I've had my eye on those for a while, although the SP2016 is a little expensive given the simplicity of the interface. Sounds great though. Once I get my new PC and get back into buying more gear (probably some time in the beginning of next year) I can go on a rampage.


----------



## Trash Panda (Oct 29, 2021)

Cory Pelizzari said:


> I've had my eye on those for a while, although the SP2016 is a little expensive given the simplicity of the interface. Sounds great though. Once I get my new PC and get back into buying more gear (probably some time in the beginning of next year) I can go on a rampage.


2caudio’s demo is fully functional with no time limit. The only limitations is it only allows up to 8 instances per project and I believe it doesn’t save the plugin state, but might be misremembering the latter part.


----------



## Cory Pelizzari (Oct 29, 2021)

Trash Panda said:


> 2caudio’s demo is fully functional with no time limit. The only limitations is it only allows up to 8 instances per project and I believe it doesn’t save the plugin state, but might be misremembering the latter part.


Yeah but it requires Windows 8-10 and recommends 10. I'm using 7 until I can get the new PC.


----------



## MisteR (Oct 29, 2021)

MacOS above 10.14 not currently supported.


----------



## Kent (Oct 29, 2021)

I really, really wanted to like EAReverb 2, but alas...too fizzily metallic and not nearly as flexible as one would hope.


----------



## FireGS (Oct 29, 2021)

I think there's an issue in this. The stage placements for the perc demo do not seem to coincide with where they're shown on screen. 

4:49, the toms are placed center, but they're very much off to the left. 
5:40 the snare is placed left, but sound slightly right of center.
5:50 bass drum is placed right, but its center.


----------



## Kent (Oct 29, 2021)

FireGS said:


> I think there's an issue in this. The stage placements for the perc demo do not seem to coincide with where they're shown on screen.
> 
> 4:49, the toms are placed center, but they're very much off to the left.
> 5:40 the snare is placed left, but sound slightly right of center.
> 5:50 bass drum is placed right, but its center.


Seems like that is a compensatory direction from where the samples originally sit in the stereo space, no?


----------



## FireGS (Oct 29, 2021)

kmaster said:


> Seems like that is a compensatory direction from where the samples originally sit in the stereo space, no?


That's what the "Pan L/R" tool is for, to compensate for that exact issue before the reverb/stage positioning does it's job.


----------



## Cory Pelizzari (Oct 29, 2021)

FireGS said:


> I think there's an issue in this.

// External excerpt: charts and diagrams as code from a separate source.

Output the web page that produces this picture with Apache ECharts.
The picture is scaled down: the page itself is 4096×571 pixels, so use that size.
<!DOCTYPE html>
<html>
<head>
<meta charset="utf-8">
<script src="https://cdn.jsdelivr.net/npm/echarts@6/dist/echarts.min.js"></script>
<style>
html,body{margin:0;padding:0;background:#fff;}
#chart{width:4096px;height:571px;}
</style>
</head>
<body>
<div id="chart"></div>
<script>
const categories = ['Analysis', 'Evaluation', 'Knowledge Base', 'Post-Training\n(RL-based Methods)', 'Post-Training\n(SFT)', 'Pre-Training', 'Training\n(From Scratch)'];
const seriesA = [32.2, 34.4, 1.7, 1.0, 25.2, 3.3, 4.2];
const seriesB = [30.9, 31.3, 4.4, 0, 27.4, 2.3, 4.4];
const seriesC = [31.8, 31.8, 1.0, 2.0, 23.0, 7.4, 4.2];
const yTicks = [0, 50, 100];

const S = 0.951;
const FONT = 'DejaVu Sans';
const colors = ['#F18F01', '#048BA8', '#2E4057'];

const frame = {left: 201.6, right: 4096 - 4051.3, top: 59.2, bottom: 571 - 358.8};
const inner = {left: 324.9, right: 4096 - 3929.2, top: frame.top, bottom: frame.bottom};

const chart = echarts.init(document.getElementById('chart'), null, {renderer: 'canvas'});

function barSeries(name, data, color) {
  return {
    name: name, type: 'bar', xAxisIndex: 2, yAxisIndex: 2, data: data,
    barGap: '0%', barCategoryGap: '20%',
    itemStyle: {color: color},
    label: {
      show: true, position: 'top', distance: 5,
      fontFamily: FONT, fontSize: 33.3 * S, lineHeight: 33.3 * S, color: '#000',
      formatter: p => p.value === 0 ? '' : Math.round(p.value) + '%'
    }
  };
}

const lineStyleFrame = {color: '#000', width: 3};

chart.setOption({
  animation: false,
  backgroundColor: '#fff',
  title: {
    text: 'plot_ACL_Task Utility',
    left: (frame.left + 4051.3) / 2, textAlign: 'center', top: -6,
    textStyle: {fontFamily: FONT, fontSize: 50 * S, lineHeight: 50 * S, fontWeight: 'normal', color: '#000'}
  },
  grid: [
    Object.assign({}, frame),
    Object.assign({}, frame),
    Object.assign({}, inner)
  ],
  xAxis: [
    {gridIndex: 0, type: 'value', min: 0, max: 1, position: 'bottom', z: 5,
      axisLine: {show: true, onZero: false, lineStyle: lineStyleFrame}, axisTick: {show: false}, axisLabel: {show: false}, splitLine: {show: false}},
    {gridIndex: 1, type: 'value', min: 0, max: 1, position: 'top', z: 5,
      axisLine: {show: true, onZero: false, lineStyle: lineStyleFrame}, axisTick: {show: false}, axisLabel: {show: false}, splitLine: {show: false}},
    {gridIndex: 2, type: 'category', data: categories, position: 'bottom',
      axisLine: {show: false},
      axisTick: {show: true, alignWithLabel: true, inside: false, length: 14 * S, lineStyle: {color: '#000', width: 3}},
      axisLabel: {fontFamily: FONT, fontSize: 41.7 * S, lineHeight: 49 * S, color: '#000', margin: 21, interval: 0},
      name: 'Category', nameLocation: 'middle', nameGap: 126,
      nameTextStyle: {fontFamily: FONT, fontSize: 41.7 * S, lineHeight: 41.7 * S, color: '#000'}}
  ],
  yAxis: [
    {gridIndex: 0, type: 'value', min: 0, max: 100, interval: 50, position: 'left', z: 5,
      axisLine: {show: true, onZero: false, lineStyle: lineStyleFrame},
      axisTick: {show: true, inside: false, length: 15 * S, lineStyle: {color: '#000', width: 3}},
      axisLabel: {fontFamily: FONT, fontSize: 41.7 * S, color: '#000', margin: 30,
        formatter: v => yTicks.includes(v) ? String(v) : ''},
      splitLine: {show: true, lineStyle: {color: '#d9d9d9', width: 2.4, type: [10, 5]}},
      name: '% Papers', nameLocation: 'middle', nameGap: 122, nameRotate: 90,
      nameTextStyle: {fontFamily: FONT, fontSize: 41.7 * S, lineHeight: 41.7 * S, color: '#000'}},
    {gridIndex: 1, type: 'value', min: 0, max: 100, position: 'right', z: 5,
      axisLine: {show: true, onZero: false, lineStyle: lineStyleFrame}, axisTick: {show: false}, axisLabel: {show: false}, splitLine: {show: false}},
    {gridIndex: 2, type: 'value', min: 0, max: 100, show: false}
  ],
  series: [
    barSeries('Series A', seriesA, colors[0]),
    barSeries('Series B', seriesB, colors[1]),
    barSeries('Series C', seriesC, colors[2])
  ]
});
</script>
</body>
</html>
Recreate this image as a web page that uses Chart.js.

The stage placements for the perc demo do not seem to coincide with where they're shown on screen.
> 
> 4:49, the toms are placed center, but they're very much off to the left.
> 5:40 the snare is placed left, but sound slightly right of center.
> 5:50 bass drum is placed right, but its center.


Alas, what you're hearing is Studio One 4 being a total antagonist and not accurately rendering my automation track. It worked perfectly while I was recording the video but as soon as I rendered the audio and chucked in my video project and uploaded it... It has betrayed me once again.


----------



## FireGS (Oct 29, 2021)

Cory Pelizzari said:


> Alas, what you're hearing is Studio One 4 being a total antagonist and not accurately rendering my automation track. It worked perfectly while I was recording the video but as soon as I rendered the audio and chucked in my video project and uploaded it... It has betrayed me once again.


I'll keep on keepin' you on your toes


----------



## Cory Pelizzari (Oct 29, 2021)

kmaster said:


> I really, really wanted to like EAReverb 2, but alas...too fizzily metallic and not nearly as flexible as one would hope.


I had the exact opposite experience... The only metallic sound I got was from the metallic presets.


----------



## Pianist (Nov 18, 2021)

Cory Pelizzari said:


> Yeah but it requires Windows 8-10 and recommends 10. I'm using 7 until I can get the new PC.


Actually, I have it installed on my Windows 7 comp (The demo version) and it works without problems.


----------